According to Foreign Office statistics, three children a day are abducted from Britain, usually by fathers, and most of those are taken to Muslim countries. Zana, who saw two very young British girls in villages when she was there, believes the figure is probably higher. She takes comfort from letters from mothers who say her story has prevented similar things happening to their children.

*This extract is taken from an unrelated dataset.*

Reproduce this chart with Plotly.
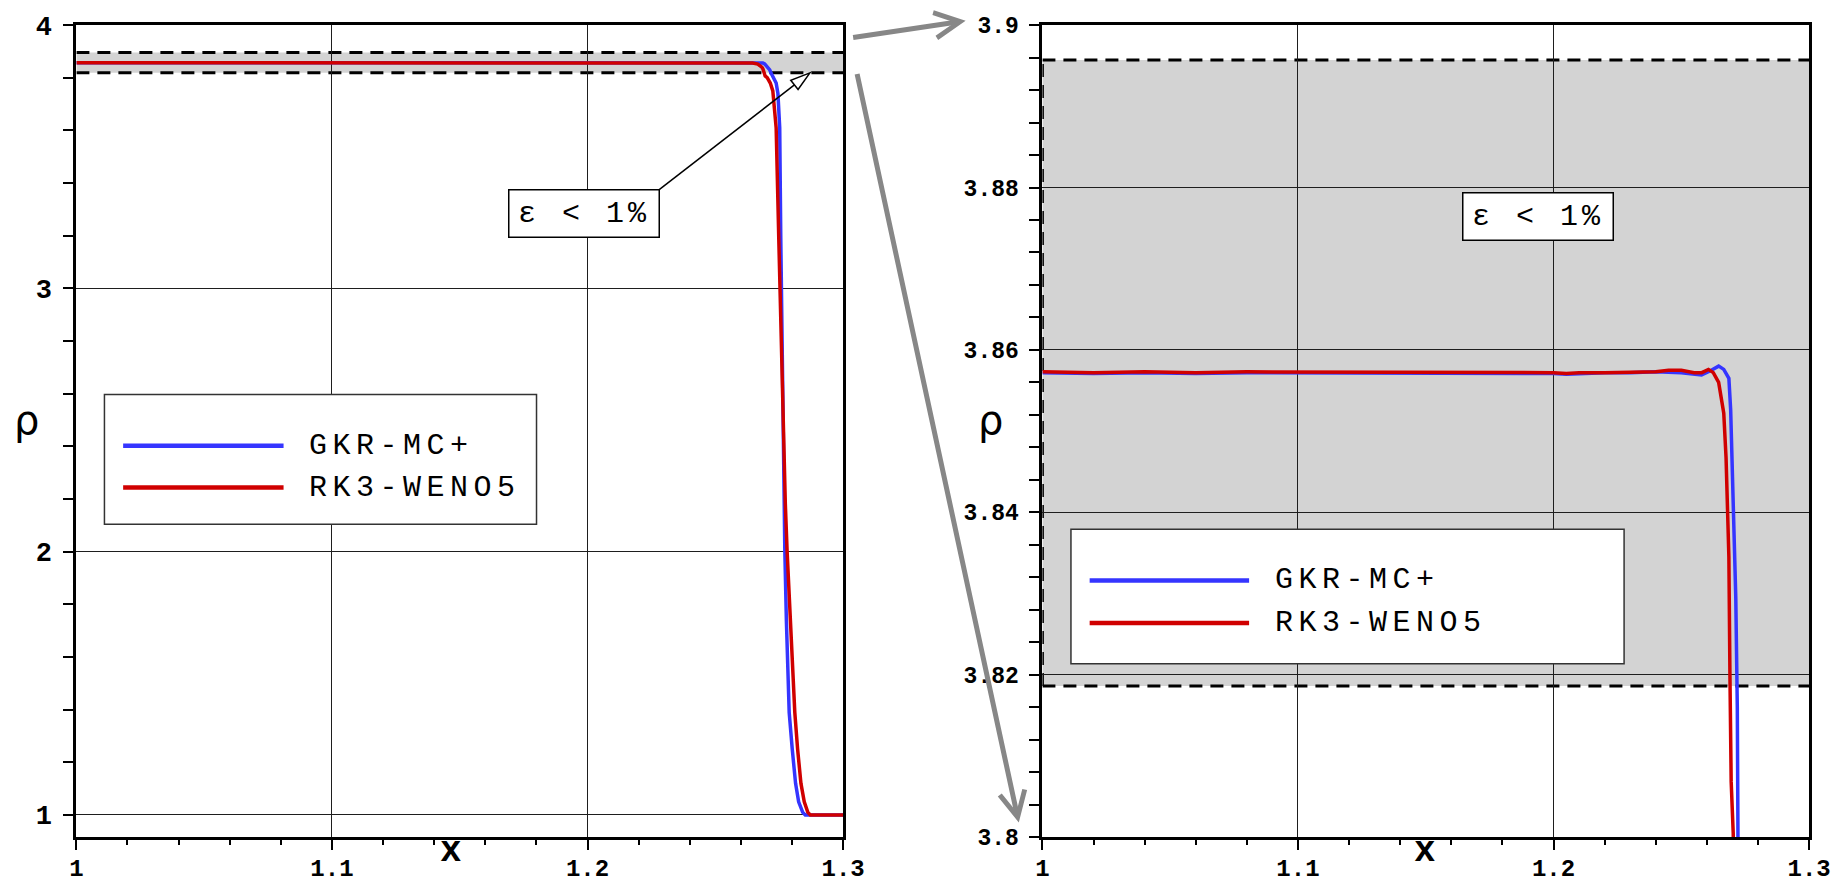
import plotly.graph_objects as go

# ---------------------------------------------------------------- data
# Density profile rho(x) near the shock front for the two schemes
x_gkr = [1.000, 1.020, 1.040, 1.060, 1.080, 1.100, 1.120, 1.140, 1.160, 1.180,
         1.200, 1.205, 1.210, 1.220, 1.230, 1.240, 1.250, 1.2579, 1.2612, 1.2646,
         1.2666, 1.2686, 1.2693, 1.2699, 1.2706, 1.2713, 1.2719, 1.2726, 1.2738,
         1.2745, 1.2752, 1.2756, 1.2759, 1.2766, 1.2772, 1.2778, 1.2789, 1.2801,
         1.2814, 1.2826, 1.2842, 1.2852, 1.3000]
rho_gkr = [3.8572, 3.8571, 3.8572, 3.8571, 3.8572, 3.8572, 3.8571, 3.8572, 3.8572, 3.8571,
           3.8571, 3.8570, 3.8571, 3.8572, 3.8572, 3.8573, 3.8572, 3.8569, 3.8574, 3.8580,
           3.8576, 3.8565, 3.8526, 3.8463, 3.8404, 3.8295, 3.8159, 3.8005, 3.7800,
           3.7400, 3.6100, 3.2000, 2.9200, 2.4100, 2.0000, 1.7400, 1.3900, 1.2500,
           1.1200, 1.0500, 1.0100, 1.0000, 1.0000]

x_weno = [1.000, 1.020, 1.040, 1.060, 1.080, 1.100, 1.120, 1.140, 1.160, 1.180,
          1.200, 1.205, 1.210, 1.220, 1.230, 1.240, 1.245, 1.250, 1.255, 1.258,
          1.2606, 1.2625, 1.2646, 1.2666, 1.2675, 1.2682, 1.2686, 1.2690, 1.2695,
          1.2703, 1.2715, 1.2725, 1.2738, 1.2748, 1.2755, 1.2767, 1.2774, 1.2781,
          1.2793, 1.2802, 1.2811, 1.2822, 1.2835, 1.2848, 1.2862, 1.2872, 1.3000]
rho_weno = [3.8573, 3.8572, 3.8573, 3.8572, 3.8573, 3.8573, 3.8572, 3.8573, 3.8572, 3.8573,
            3.8572, 3.8571, 3.8572, 3.8572, 3.8573, 3.8573, 3.8575, 3.8575, 3.8572, 3.8572,
            3.8576, 3.8572, 3.8560, 3.8522, 3.8467, 3.8404, 3.8345, 3.8204, 3.8068,
            3.8005, 3.7800, 3.7500, 3.6100, 3.2000, 2.9200, 2.4100, 2.1800, 2.0000,
            1.7400, 1.5300, 1.3900, 1.2500, 1.1200, 1.0500, 1.0100, 1.0000, 1.0000]

series_names = ["GKR-MC+", "RK3-WENO5"]

# 1 % tolerance band around the post-shock density
band_lo = 3.8186
band_hi = 3.8957
band_label = "ε < 1%"
pointer_x = 1.287  # where the label's pointer meets the lower band edge

# axis ticks
x_ticks = [1.0, 1.1, 1.2, 1.3]
x_tick_labels = ["1", "1.1", "1.2", "1.3"]
left_y_ticks = [1, 2, 3, 4]
left_y_tick_labels = ["1", "2", "3", "4"]
right_y_ticks = [3.80, 3.82, 3.84, 3.86, 3.88, 3.90]
right_y_tick_labels = ["3.8", "3.82", "3.84", "3.86", "3.88", "3.9"]

# ---------------------------------------------------------------- layout geometry
W, H = 1839, 886
LEFT_X = (70.5, 849.5)   # pixel extent of the left panel
RIGHT_X = (1052, 1831)   # pixel extent of the right panel
PANEL_Y = (12.5, 851)    # shared vertical pixel extent
X_RANGE = [1.0, 1.3]
LEFT_Y_RANGE = [0.916, 4.0]
RIGHT_Y_RANGE = [3.8, 3.9]

BLUE = "#3535ff"
RED = "#d00000"
GREY_FILL = "#d3d3d3"
ARROW_GREY = "#878787"
MONO = "Liberation Mono"


def px(x):
    return x / W


def py(y):
    return 1 - y / H


def left_to_pixel(xv, yv):
    fx = (xv - X_RANGE[0]) / (X_RANGE[1] - X_RANGE[0])
    fy = (LEFT_Y_RANGE[1] - yv) / (LEFT_Y_RANGE[1] - LEFT_Y_RANGE[0])
    return (LEFT_X[0] + fx * (LEFT_X[1] - LEFT_X[0]),
            PANEL_Y[0] + fy * (PANEL_Y[1] - PANEL_Y[0]))


fig = go.Figure()

for xa, ya in (("x", "y"), ("x2", "y2")):
    fig.add_trace(go.Scatter(x=x_gkr, y=rho_gkr, mode="lines", name=series_names[0],
                             line=dict(color=BLUE, width=3.5), xaxis=xa, yaxis=ya,
                             showlegend=False))
    fig.add_trace(go.Scatter(x=x_weno, y=rho_weno, mode="lines", name=series_names[1],
                             line=dict(color=RED, width=3.5), xaxis=xa, yaxis=ya,
                             showlegend=False))

tick_font = dict(family=MONO, size=24, color="black", weight="bold")
axis_common = dict(showline=True, linecolor="black", linewidth=3, mirror=True,
                   ticks="outside", tickcolor="black", tickwidth=2,
                   showgrid=True, gridcolor="#1e1e1e", gridwidth=1,
                   zeroline=False, tickfont=tick_font, tickmode="array",
                   ticklabeloverflow="allow")

x_common = dict(axis_common, range=X_RANGE, tickvals=x_ticks, ticktext=x_tick_labels,
                ticklen=10, ticklabelstandoff=-3,
                minor=dict(tickmode="linear", tick0=1.0, dtick=0.02, ticks="outside",
                           ticklen=5, tickwidth=2, tickcolor="black", showgrid=False))
y_common = dict(axis_common, ticklen=10, ticklabelstandoff=6,
                domain=[py(PANEL_Y[1]), py(PANEL_Y[0])])

fig.update_layout(
    width=W, height=H, autosize=False,
    margin=dict(l=0, r=0, t=0, b=0, pad=0),
    paper_bgcolor="white", plot_bgcolor="white",
    showlegend=False,
    xaxis=dict(x_common, domain=[px(LEFT_X[0]), px(LEFT_X[1])], anchor="y"),
    xaxis2=dict(x_common, domain=[px(RIGHT_X[0]), px(RIGHT_X[1])], anchor="y2"),
    yaxis=dict(y_common, anchor="x",
               range=LEFT_Y_RANGE, tickvals=left_y_ticks, ticktext=left_y_tick_labels,
               tickfont=dict(tick_font, size=27),
               minor=dict(tickmode="linear", tick0=0, dtick=0.2, ticks="outside",
                          ticklen=10, tickwidth=2, tickcolor="black", showgrid=False)),
    yaxis2=dict(y_common, anchor="x2",
                range=RIGHT_Y_RANGE, tickvals=right_y_ticks, ticktext=right_y_tick_labels,
                tickfont=dict(tick_font, size=23),
                minor=dict(tickmode="linear", tick0=3.8, dtick=0.004, ticks="outside",
                           ticklen=10, tickwidth=2, tickcolor="black", showgrid=False)),
)

shapes = []
DASH = "13px,8px"
for xr, yr in (("x", "y"), ("x2", "y2")):
    shapes.append(dict(type="rect", xref=xr, yref=yr, x0=X_RANGE[0], x1=X_RANGE[1],
                       y0=band_lo, y1=band_hi, fillcolor=GREY_FILL,
                       line=dict(width=0), layer="below"))
    for yv in (band_lo, band_hi):
        shapes.append(dict(type="line", xref=xr, yref=yr, x0=X_RANGE[0], x1=X_RANGE[1],
                           y0=yv, y1=yv, line=dict(color="black", width=3, dash=DASH),
                           layer="below"))
shapes.append(dict(type="line", xref="x2", yref="y2", x0=X_RANGE[0], x1=X_RANGE[0],
                   y0=band_lo, y1=band_hi,
                   line=dict(color="black", width=3, dash=DASH), layer="below"))

# legend frames with their line samples
legend_boxes = [
    dict(box=(99, 394, 538, 528), line_x=(118, 281), rows=(447, 490), text_x=305),
    dict(box=(1081, 533, 1643, 672), line_x=(1100, 1262), rows=(586, 630), text_x=1286),
]
annotations = []
for lb in legend_boxes:
    x0, y0, x1, y1 = lb["box"]
    shapes.append(dict(type="rect", xref="paper", yref="paper",
                       x0=px(x0), x1=px(x1), y0=py(y1), y1=py(y0),
                       fillcolor="white", line=dict(color="#333333", width=1.5),
                       layer="above"))
    for row, color, name in zip(lb["rows"], (BLUE, RED), series_names):
        shapes.append(dict(type="line", xref="paper", yref="paper",
                           x0=px(lb["line_x"][0]), x1=px(lb["line_x"][1]),
                           y0=py(row), y1=py(row),
                           line=dict(color=color, width=4.5), layer="above"))
        annotations.append(dict(xref="paper", yref="paper", x=px(lb["text_x"]), y=py(row),
                                xanchor="left", yanchor="middle", showarrow=False,
                                text='<span style="letter-spacing:5.5px">%s</span>' % name,
                                font=dict(family=MONO, size=30, color="black")))

# tolerance labels
BOX_W, BOX_H = 147, 44
label_centres = ((586.5, 207), (1556, 210))
for cx, cy in label_centres:
    annotations.append(dict(xref="paper", yref="paper", x=px(cx), y=py(cy),
                            xanchor="center", yanchor="middle", showarrow=False,
                            text='<span style="letter-spacing:4px">%s</span>' % band_label,
                            font=dict(family=MONO, size=30, color="black"),
                            bgcolor="white", bordercolor="black", borderwidth=1.5,
                            borderpad=1, width=BOX_W, height=BOX_H))

# pointer from the left label's corner to the lower band edge, with a hollow head
tail = (label_centres[0][0] + BOX_W / 2 + 2, label_centres[0][1] - BOX_H / 2 - 2)
tip = left_to_pixel(pointer_x, band_lo)
dx, dy = tip[0] - tail[0], tip[1] - tail[1]
norm = (dx * dx + dy * dy) ** 0.5
ux, uy = dx / norm, dy / norm
head_len, head_half = 20.0, 6.0
bx, by = tip[0] - head_len * ux, tip[1] - head_len * uy
c1 = (bx + head_half * uy, by - head_half * ux)
c2 = (bx - head_half * uy, by + head_half * ux)
shapes.append(dict(type="line", xref="paper", yref="paper",
                   x0=px(tail[0]), y0=py(tail[1]), x1=px(bx), y1=py(by),
                   line=dict(color="black", width=1.5), layer="above"))
shapes.append(dict(type="path", xref="paper", yref="paper",
                   path="M %f,%f L %f,%f L %f,%f Z" % (px(tip[0]), py(tip[1]),
                                                       px(c1[0]), py(c1[1]),
                                                       px(c2[0]), py(c2[1])),
                   fillcolor="white", line=dict(color="black", width=1.5), layer="above"))

# zoom arrows linking the panels
for (tx, ty), (sx, sy) in (((974, 8), (860, 25)), ((1028, 836), (866, 86))):
    annotations.append(dict(xref="paper", yref="paper", x=px(tx), y=py(ty),
                            ax=sx - tx, ay=sy - ty, text="", showarrow=True,
                            arrowhead=5, arrowsize=1.0, arrowwidth=5,
                            arrowcolor=ARROW_GREY))

# axis titles
for cx in (20, 999):
    annotations.append(dict(xref="paper", yref="paper", x=px(cx), y=py(420),
                            xanchor="center", yanchor="middle", showarrow=False,
                            text="ρ", font=dict(family="DejaVu Sans", size=40, color="black")))
for cx in (451, 1441):
    annotations.append(dict(xref="paper", yref="paper", x=px(cx), y=py(866),
                            xanchor="center", yanchor="middle", showarrow=False,
                            text="x", font=dict(family=MONO, size=36, color="black",
                                                weight="bold")))

fig.update_layout(shapes=shapes, annotations=annotations)
fig.write_html("out.html")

Today, working as a community nurse, Zana continues her fight. Her youngest three children know about her past, and the plight of their elder brother and aunt, and her partner Paul has been hugely supportive, always on hand to talk to and distract the children if Zana can't cope. 'He's brilliant, if I cut off, if I need time on my own, he'll take the kids away for a few hours.'
Bizarrely, Zana's father - the architect of the sisters' ordeal – still lives just a few streets away, in a new home with his new wife and four more children. 'I don't talk to him, obviously, but I see him driving sometimes. I know he has a terrible guilt for what's he done, I can see it in his face, but I know he won't do anything, though I do believe he could bring Nadia back if he had a word with the right people.' Soon after returning, Zana, restraining her anger, pleaded with her father to get Nadia back. But though he promised to help, nothing came of it. Zana believes he lives in mortal fear of losing face.
Her mother, who also lives nearby, is now showing the results of the years of anguish. An agoraphobic for the last five years, she barely leaves her house. But she still writes to the Foreign Office every day. Zana, who co-wrote a follow-up to 'Sold' last year, 'A Promise to Nadia', hopes other people will write too.
Zana says: 'My mission in life is to bring Nadia home. I think about her 24 hours a day. When I sleep I dream about her, and when I'm on my own, I cry.' She has a photo of Marcus at 12 (he is now 15); when she looks at the picture she sees a stranger and wonders if she will ever see him again. Thoughts of her sister leave her even more anguished. 'Marcus is my first child and I resent the government for taking me away from him and I want him to have the life he should have here, but what he has is the only life he has ever known. But Nadia was with me from the beginning and I think about her more.' The sisters last spoke on the phone in October 1996, Nadia's 31st birthday. Nadia had forgotten how old she was.